Tuesday, October 4, 2022

Marisol Vasquez Non-Core Post 3/10

Since I am taking Professor Kara Keeling's and we are reading about technology and Blackness, I thought it might be useful introduce some of Simone Brown's concepts in Dark Matters and pair her concerns with Wendy Chun's essay on Cambridge Analytica. Reading these two works together helped me think through some of my initial concerns regarding the differences and similarities between the colonial archive and big data. Browne—who fills in the  gap within surveillance studies by problematizing surveillance through blackness—argues for a racializing surveillance as a technology of social control" to effectively address the racial order upheld by a surveillance "that first accompanied European colonial expansion and transatlantic slavery" (17). In other words, this hearkening back towards surveillance in the archive of slavery mobilizes a critique on the other side of big data, in which racializing surveillance insists on seeing "how racism and antiblackness undergird and sustain the intersecting surveillances of our present order" (8). 

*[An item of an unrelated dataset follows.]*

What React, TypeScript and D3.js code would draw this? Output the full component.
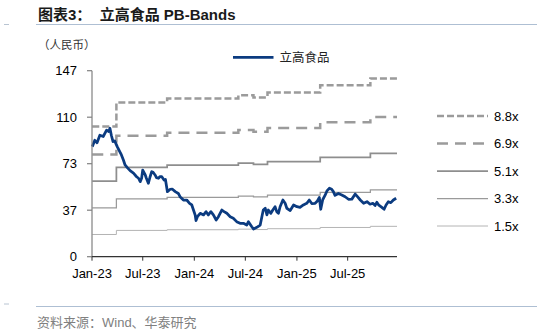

Coupling racializing surveillance with Wendy Chun's discussion on Cambridge Analytica helped me draw out the mechanisms and logic in which big data operates, and more precisely, how big data attempts to fix the identities of marginalized identities. For example, the structured dichotomous value models that elicited the desired results for the future placed bodies and identities into fixed categories that are at once sexist, homophobic, etc (pp. 46). Once these computational strategies of regression and correlation inform such fixed categories of difference, how do we understand the body once it's made into data? This question was posed in Professor Keeling's class and while Simone Browne's *Dark Matters* perhaps intimated such a question, Chun's discussion on Cambridge Analytica actually unveiled the mechanisms as to how a body is made into data. 

Works Cited

Browne, Simone. Dark Matters: On the Surveillance of Blackness. Duke University Press, 2015.